Dax-Konzern hat die Zeitung verklagt
Wie die dpa berichtet, hat Wirecard die Zeitung deswegen verklagt und fordert nicht nur die Unterlassung der Berichterstattung, sondern auch eine Entschädigung für die Aktionäre. Eine von dem Konzern beauftragte Kanzlei habe in Singapur zwar Unregelmäßigkeiten festgestellt, aber nicht in dem Ausmaß, wie es die Zeitung berichtet habe.
Die FT hingegen weist die Vorwürfe von sich. Das berichtet die Nachrichtenagentur Reuters. Es sei falsch, dass Journalisten mit Artikeln Kurse manipuliert hätten.
Sorgfalt auch im Wirtschaftsjournalismus wichtig
Grundsätzlich habe man als Wirtschaftsjournalist eine Verantwortung, sagte der Frankfurter Börsenkorrespondent Mischa Erhardt im Dlf.
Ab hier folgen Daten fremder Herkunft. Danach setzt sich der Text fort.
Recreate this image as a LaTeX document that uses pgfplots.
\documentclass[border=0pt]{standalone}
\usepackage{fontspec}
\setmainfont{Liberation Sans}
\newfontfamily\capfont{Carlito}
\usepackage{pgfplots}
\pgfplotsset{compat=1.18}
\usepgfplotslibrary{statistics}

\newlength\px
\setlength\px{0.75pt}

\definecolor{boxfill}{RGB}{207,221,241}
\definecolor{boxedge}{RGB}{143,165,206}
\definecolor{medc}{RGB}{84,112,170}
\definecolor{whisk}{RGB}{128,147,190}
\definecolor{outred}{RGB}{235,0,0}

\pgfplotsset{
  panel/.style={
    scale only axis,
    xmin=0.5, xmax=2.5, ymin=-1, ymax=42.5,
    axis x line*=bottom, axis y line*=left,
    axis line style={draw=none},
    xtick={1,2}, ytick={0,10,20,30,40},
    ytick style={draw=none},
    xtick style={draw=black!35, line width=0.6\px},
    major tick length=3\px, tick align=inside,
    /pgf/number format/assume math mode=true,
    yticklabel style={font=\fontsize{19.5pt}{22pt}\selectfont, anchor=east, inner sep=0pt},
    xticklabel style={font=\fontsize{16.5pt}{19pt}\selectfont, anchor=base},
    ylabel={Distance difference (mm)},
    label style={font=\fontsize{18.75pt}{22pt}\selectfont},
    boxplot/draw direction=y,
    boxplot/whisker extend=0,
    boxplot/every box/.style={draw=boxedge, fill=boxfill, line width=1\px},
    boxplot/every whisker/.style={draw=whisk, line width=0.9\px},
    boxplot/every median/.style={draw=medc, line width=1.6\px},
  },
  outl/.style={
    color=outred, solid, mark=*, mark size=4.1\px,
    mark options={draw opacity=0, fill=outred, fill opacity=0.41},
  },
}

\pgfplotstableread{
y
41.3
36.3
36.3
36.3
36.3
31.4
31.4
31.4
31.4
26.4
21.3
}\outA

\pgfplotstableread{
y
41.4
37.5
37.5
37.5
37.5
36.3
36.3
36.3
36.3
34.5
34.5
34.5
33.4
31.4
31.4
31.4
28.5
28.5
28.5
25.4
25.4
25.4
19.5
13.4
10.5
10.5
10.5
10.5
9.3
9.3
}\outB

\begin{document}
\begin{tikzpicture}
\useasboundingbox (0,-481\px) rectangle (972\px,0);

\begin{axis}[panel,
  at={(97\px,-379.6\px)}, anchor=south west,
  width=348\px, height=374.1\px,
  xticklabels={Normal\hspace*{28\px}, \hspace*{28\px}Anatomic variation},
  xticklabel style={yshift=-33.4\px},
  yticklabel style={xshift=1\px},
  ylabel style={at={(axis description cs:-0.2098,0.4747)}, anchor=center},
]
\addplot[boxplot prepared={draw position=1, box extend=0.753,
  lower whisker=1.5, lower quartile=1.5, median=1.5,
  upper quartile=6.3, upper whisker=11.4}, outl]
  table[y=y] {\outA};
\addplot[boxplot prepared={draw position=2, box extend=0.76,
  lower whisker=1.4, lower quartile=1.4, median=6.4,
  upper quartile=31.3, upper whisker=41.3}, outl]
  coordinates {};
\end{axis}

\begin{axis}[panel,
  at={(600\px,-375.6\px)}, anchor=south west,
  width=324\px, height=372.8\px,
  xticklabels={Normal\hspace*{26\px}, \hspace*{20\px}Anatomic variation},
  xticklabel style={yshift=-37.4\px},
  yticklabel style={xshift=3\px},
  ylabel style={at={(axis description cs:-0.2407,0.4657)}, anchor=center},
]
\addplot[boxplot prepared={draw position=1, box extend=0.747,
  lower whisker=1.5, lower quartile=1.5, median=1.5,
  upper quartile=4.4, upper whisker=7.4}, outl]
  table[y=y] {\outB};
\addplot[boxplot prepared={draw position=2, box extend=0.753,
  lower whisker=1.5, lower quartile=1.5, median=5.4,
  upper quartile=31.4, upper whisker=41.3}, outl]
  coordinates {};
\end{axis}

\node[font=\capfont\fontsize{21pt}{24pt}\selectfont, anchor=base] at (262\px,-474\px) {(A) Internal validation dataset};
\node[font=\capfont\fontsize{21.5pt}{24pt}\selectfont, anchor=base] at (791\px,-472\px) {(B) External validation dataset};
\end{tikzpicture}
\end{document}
An einem Tag seien im Fall Wirecard mehr als fünf Milliarden Euro Börsenwert vernichtet worden.
"Natürlich darf ich nicht, wenn ich bestimmte Informationen habe, die an jemanden weitergeben, der damit Geschäfte macht", sagte der Wirtschaftsjournalist. Kursmanipulation sei illegal und damit strafbar.
Der Wirtschaftsjournalismus unterscheide sich dabei aber nicht von der Arbeit in anderen Ressorts: "Sorgfaltspflicht besteht hier genauso wie anderswo." Schließlich habe man auch bei der Berichterstattung über Menschen eine große Verantwortung.
Die Staatsanwaltschaft ermittelt
Nach einer Anzeige der Finanzaufsicht Bafin hat sich inzwischen auch die Staatsanwaltschaft München in den Fall eingeschaltet. Sie ermittelt wegen des Verdachts der Marktmanipulation gegen konkrete Journalisten und Investoren.
Anfang April hätte eigentlich schon die Bilanz-Pressekonferenz von Wirecard stattfinden sollen. Der Konzern verschob die Veranstaltung allerdings auf den Donnerstag nach Ostern.